# Records to use start

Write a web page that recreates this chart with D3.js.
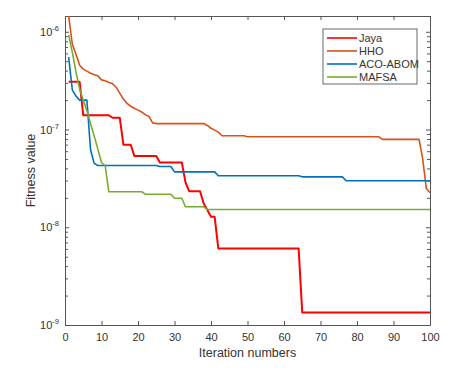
<!DOCTYPE html>
<html>
<head>
<meta charset="utf-8">
<script src="https://cdn.jsdelivr.net/npm/d3@7"></script>
<style>
  body { margin: 0; background: #fff; }
  text { font-family: "Liberation Sans", Arial, sans-serif; fill: #333; }
</style>
</head>
<body>
<svg id="chart" width="475" height="376"></svg>
<script>
const iterations = d3.range(1, 101);

const jaya = [
  3.08e-7, 3.08e-7, 3.08e-7, 3.08e-7,
  1.40e-7, 1.40e-7, 1.40e-7, 1.40e-7, 1.40e-7, 1.40e-7, 1.40e-7, 1.40e-7,
  1.32e-7, 1.32e-7, 1.32e-7,
  7.0e-8, 7.0e-8, 7.0e-8,
  5.35e-8, 5.35e-8, 5.35e-8, 5.35e-8, 5.35e-8, 5.35e-8, 5.35e-8,
  4.61e-8, 4.61e-8, 4.61e-8, 4.61e-8, 4.61e-8, 4.61e-8, 4.61e-8,
  2.9e-8,
  2.34e-8, 2.34e-8, 2.34e-8, 2.34e-8,
  1.75e-8, 1.5e-8, 1.28e-8, 1.28e-8,
  6.08e-9, 6.08e-9, 6.08e-9, 6.08e-9, 6.08e-9, 6.08e-9, 6.08e-9, 6.08e-9,
  6.08e-9, 6.08e-9, 6.08e-9, 6.08e-9, 6.08e-9, 6.08e-9, 6.08e-9, 6.08e-9,
  6.08e-9, 6.08e-9, 6.08e-9, 6.08e-9, 6.08e-9, 6.08e-9, 6.08e-9,
  1.34e-9, 1.34e-9, 1.34e-9, 1.34e-9, 1.34e-9, 1.34e-9, 1.34e-9, 1.34e-9, 1.34e-9,
  1.34e-9, 1.34e-9, 1.34e-9, 1.34e-9, 1.34e-9, 1.34e-9, 1.34e-9, 1.34e-9, 1.34e-9,
  1.34e-9, 1.34e-9, 1.34e-9, 1.34e-9, 1.34e-9, 1.34e-9, 1.34e-9, 1.34e-9, 1.34e-9,
  1.34e-9, 1.34e-9, 1.34e-9, 1.34e-9, 1.34e-9, 1.34e-9, 1.34e-9, 1.34e-9, 1.34e-9
];

const hho = [
  1.45e-6, 7.5e-7, 5.9e-7, 4.55e-7, 4.15e-7, 3.96e-7, 3.77e-7, 3.64e-7, 3.54e-7, 3.22e-7,
  3.15e-7, 3.03e-7, 2.95e-7, 2.71e-7, 2.36e-7, 2.05e-7, 1.85e-7, 1.73e-7, 1.65e-7, 1.58e-7,
  1.51e-7, 1.42e-7, 1.36e-7, 1.17e-7,
  1.15e-7, 1.15e-7, 1.15e-7, 1.15e-7, 1.15e-7, 1.15e-7, 1.15e-7,
  1.15e-7, 1.15e-7, 1.15e-7, 1.15e-7, 1.15e-7, 1.15e-7, 1.15e-7,
  1.10e-7, 1.03e-7, 9.86e-8, 9.4e-8,
  8.63e-8, 8.63e-8, 8.63e-8, 8.63e-8, 8.63e-8, 8.63e-8, 8.63e-8,
  8.42e-8, 8.42e-8, 8.42e-8, 8.42e-8, 8.42e-8, 8.42e-8, 8.42e-8, 8.42e-8, 8.42e-8, 8.42e-8,
  8.42e-8, 8.42e-8, 8.42e-8, 8.42e-8, 8.42e-8, 8.42e-8, 8.42e-8, 8.42e-8, 8.42e-8, 8.42e-8,
  8.42e-8, 8.42e-8, 8.42e-8, 8.42e-8, 8.42e-8, 8.42e-8, 8.42e-8, 8.42e-8, 8.42e-8, 8.42e-8,
  8.42e-8, 8.42e-8, 8.42e-8, 8.42e-8, 8.42e-8, 8.42e-8, 8.42e-8,
  7.92e-8, 7.92e-8, 7.92e-8, 7.92e-8, 7.92e-8, 7.92e-8, 7.92e-8, 7.92e-8, 7.92e-8, 7.92e-8, 7.92e-8,
  5.0e-8, 2.49e-8, 2.25e-8
];

const acoAbom = [
  5.5e-7, 2.55e-7, 2.2e-7, 2.0e-7, 2.0e-7, 2.0e-7, 6.2e-8, 4.5e-8,
  4.28e-8, 4.28e-8, 4.28e-8, 4.28e-8, 4.28e-8, 4.28e-8, 4.28e-8, 4.28e-8, 4.28e-8,
  4.28e-8, 4.28e-8, 4.28e-8, 4.28e-8, 4.28e-8, 4.28e-8, 4.28e-8, 4.28e-8,
  4.18e-8, 4.18e-8, 4.18e-8, 4.18e-8,
  3.69e-8, 3.69e-8, 3.69e-8, 3.69e-8, 3.69e-8, 3.69e-8,
  3.69e-8, 3.69e-8, 3.69e-8, 3.69e-8, 3.69e-8, 3.69e-8,
  3.36e-8, 3.36e-8, 3.36e-8, 3.36e-8, 3.36e-8, 3.36e-8, 3.36e-8, 3.36e-8,
  3.36e-8, 3.36e-8, 3.36e-8, 3.36e-8, 3.36e-8, 3.36e-8, 3.36e-8, 3.36e-8,
  3.36e-8, 3.36e-8, 3.36e-8, 3.36e-8, 3.36e-8, 3.36e-8, 3.36e-8,
  3.28e-8, 3.28e-8, 3.28e-8, 3.28e-8, 3.28e-8, 3.28e-8,
  3.28e-8, 3.28e-8, 3.28e-8, 3.28e-8, 3.28e-8, 3.28e-8,
  2.99e-8, 2.99e-8, 2.99e-8, 2.99e-8, 2.99e-8, 2.99e-8, 2.99e-8, 2.99e-8,
  2.99e-8, 2.99e-8, 2.99e-8, 2.99e-8, 2.99e-8, 2.99e-8, 2.99e-8, 2.99e-8,
  2.99e-8, 2.99e-8, 2.99e-8, 2.99e-8, 2.99e-8, 2.99e-8, 2.99e-8, 2.99e-8
];

const mafsa = [
  9.3e-7, 6.2e-7, 3.9e-7, 2.6e-7, 2.0e-7, 1.56e-7, 1.15e-7, 8.6e-8, 6.3e-8, 4.6e-8, 4.26e-8,
  2.31e-8, 2.31e-8, 2.31e-8, 2.31e-8, 2.31e-8, 2.31e-8, 2.31e-8, 2.31e-8, 2.31e-8, 2.31e-8,
  2.18e-8, 2.18e-8, 2.18e-8, 2.18e-8, 2.18e-8, 2.18e-8, 2.18e-8, 2.18e-8,
  1.98e-8, 1.98e-8, 1.98e-8,
  1.62e-8, 1.62e-8, 1.62e-8, 1.62e-8, 1.62e-8, 1.62e-8,
  1.52e-8, 1.52e-8, 1.52e-8, 1.52e-8, 1.52e-8, 1.52e-8, 1.52e-8, 1.52e-8, 1.52e-8, 1.52e-8,
  1.52e-8, 1.52e-8, 1.52e-8, 1.52e-8, 1.52e-8, 1.52e-8, 1.52e-8, 1.52e-8, 1.52e-8, 1.52e-8,
  1.52e-8, 1.52e-8, 1.52e-8, 1.52e-8, 1.52e-8, 1.52e-8, 1.52e-8, 1.52e-8, 1.52e-8, 1.52e-8,
  1.52e-8, 1.52e-8, 1.52e-8, 1.52e-8, 1.52e-8, 1.52e-8, 1.52e-8, 1.52e-8, 1.52e-8, 1.52e-8,
  1.52e-8, 1.52e-8, 1.52e-8, 1.52e-8, 1.52e-8, 1.52e-8, 1.52e-8, 1.52e-8, 1.52e-8, 1.52e-8,
  1.52e-8, 1.52e-8, 1.52e-8, 1.52e-8, 1.52e-8, 1.52e-8, 1.52e-8, 1.52e-8, 1.52e-8, 1.52e-8,
  1.52e-8, 1.52e-8
];

const seriesNames = ['Jaya', 'HHO', 'ACO-ABOM', 'MAFSA'];
const seriesColors = ['#ff0000', '#d95319', '#0072bd', '#77ac30'];
const xTicks = [0, 10, 20, 30, 40, 50, 60, 70, 80, 90, 100];
const yDecades = [-9, -8, -7, -6];

const margin = { top: 16, right: 45, bottom: 51, left: 65 };
const width = 475, height = 376;

const svg = d3.select('#chart');

let x = d3.scaleLinear().domain([0, 100]).range([margin.left, width - margin.right]);
let y = d3.scaleLog().domain([1e-9, 1.45e-6]).range([height - margin.bottom, margin.top]);

const x0 = x.range()[0], x1 = x.range()[1];
const y0 = y.range()[0], y1 = y.range()[1];

svg.append('defs').append('clipPath').attr('id', 'clip')
  .append('rect').attr('x', x0).attr('y', y1).attr('width', x1 - x0).attr('height', y0 - y1);

// minor ticks for the log axis
let minorTicks = [];
yDecades.forEach((d) => {
  for (let k = 2; k <= 9; k++) {
    let v = k * Math.pow(10, d);
    if (v <= y.domain()[1]) minorTicks.push(v);
  }
});

const axisColor = '#555';

// bottom axis
let xAxis = svg.append('g')
  .attr('transform', `translate(0,${y0})`)
  .call(d3.axisBottom(x).tickValues(xTicks).tickSizeInner(-4).tickSizeOuter(0).tickPadding(8));
// top axis (ticks only)
let xTop = svg.append('g')
  .attr('transform', `translate(0,${y1})`)
  .call(d3.axisTop(x).tickValues(xTicks).tickSizeInner(-4).tickSizeOuter(0).tickFormat(''));

// left axis
let yAxis = svg.append('g')
  .attr('transform', `translate(${x0},0)`)
  .call(d3.axisLeft(y).tickValues(yDecades.map((d) => Math.pow(10, d))).tickSizeInner(-4).tickSizeOuter(0).tickFormat(''));
let yMinor = svg.append('g')
  .attr('transform', `translate(${x0},0)`)
  .call(d3.axisLeft(y).tickValues(minorTicks).tickSizeInner(-3).tickSizeOuter(0).tickFormat(''));
// right axis
let yRight = svg.append('g')
  .attr('transform', `translate(${x1},0)`)
  .call(d3.axisRight(y).tickValues(yDecades.map((d) => Math.pow(10, d))).tickSizeInner(-4).tickSizeOuter(0).tickFormat(''));
let yRightMinor = svg.append('g')
  .attr('transform', `translate(${x1},0)`)
  .call(d3.axisRight(y).tickValues(minorTicks).tickSizeInner(-3).tickSizeOuter(0).tickFormat(''));

[xAxis, xTop, yAxis, yMinor, yRight, yRightMinor].forEach((g) => {
  g.select('.domain').attr('stroke', axisColor);
  g.selectAll('.tick line').attr('stroke', axisColor);
});
xAxis.selectAll('.tick text').style('font-size', '11px').style('fill', '#333');

// y tick labels as 10^n
yDecades.forEach((d) => {
  let t = svg.append('text')
    .attr('x', x0 - 6)
    .attr('y', y(Math.pow(10, d)) + 4)
    .attr('text-anchor', 'end')
    .style('font-size', '11px');
  t.append('tspan').text('10');
  t.append('tspan').attr('dy', -5).style('font-size', '7.5px').text(String(d));
});

// lines
const allSeries = [jaya, hho, acoAbom, mafsa];
let line = d3.line().x((d, i) => x(iterations[i])).y((d) => y(d));

let plot = svg.append('g').attr('clip-path', 'url(#clip)');
allSeries.forEach((s, idx) => {
  plot.append('path')
    .attr('d', line(s))
    .attr('fill', 'none')
    .attr('stroke', seriesColors[idx])
    .attr('stroke-width', idx === 0 ? 2 : 1.6)
    .attr('stroke-linejoin', 'round');
});

// axis labels
svg.append('text')
  .attr('x', (x0 + x1) / 2)
  .attr('y', 357)
  .attr('text-anchor', 'middle')
  .style('font-size', '12.5px')
  .text('Iteration numbers');

svg.append('text')
  .attr('transform', `translate(35,${(y0 + y1) / 2}) rotate(-90)`)
  .attr('text-anchor', 'middle')
  .style('font-size', '12.5px')
  .text('Fitness value');

// legend
let legend = svg.append('g').attr('transform', 'translate(323,29)');
legend.append('rect')
  .attr('width', 94).attr('height', 55)
  .attr('fill', '#fff').attr('stroke', '#444').attr('stroke-width', 0.8);
seriesNames.forEach((name, idx) => {
  let row = legend.append('g').attr('transform', `translate(0,${9 + idx * 13})`);
  row.append('line')
    .attr('x1', 4).attr('x2', 34)
    .attr('stroke', seriesColors[idx]).attr('stroke-width', 1.6);
  row.append('text')
    .attr('x', 36).attr('y', 4)
    .style('font-size', '11px')
    .text(name);
});
</script>
</body>
</html>
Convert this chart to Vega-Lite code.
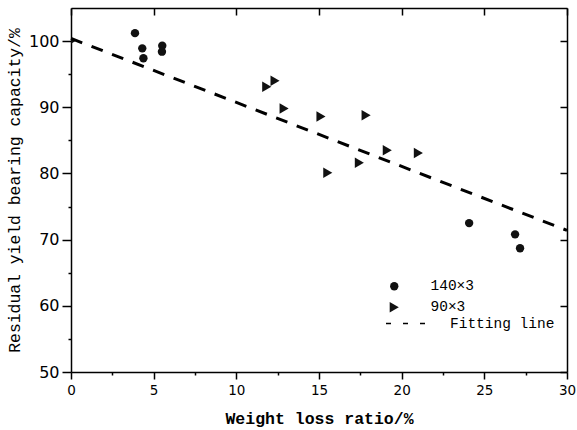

# Records to use end

▸ The request
Pull out every line of the records above that contains the word "chart".

▸ Exercise result
Write a web page that recreates this chart with D3.js.
<svg id="chart" width="475" height="376"></svg>
const svg = d3.select('#chart');
Convert this chart to Vega-Lite code.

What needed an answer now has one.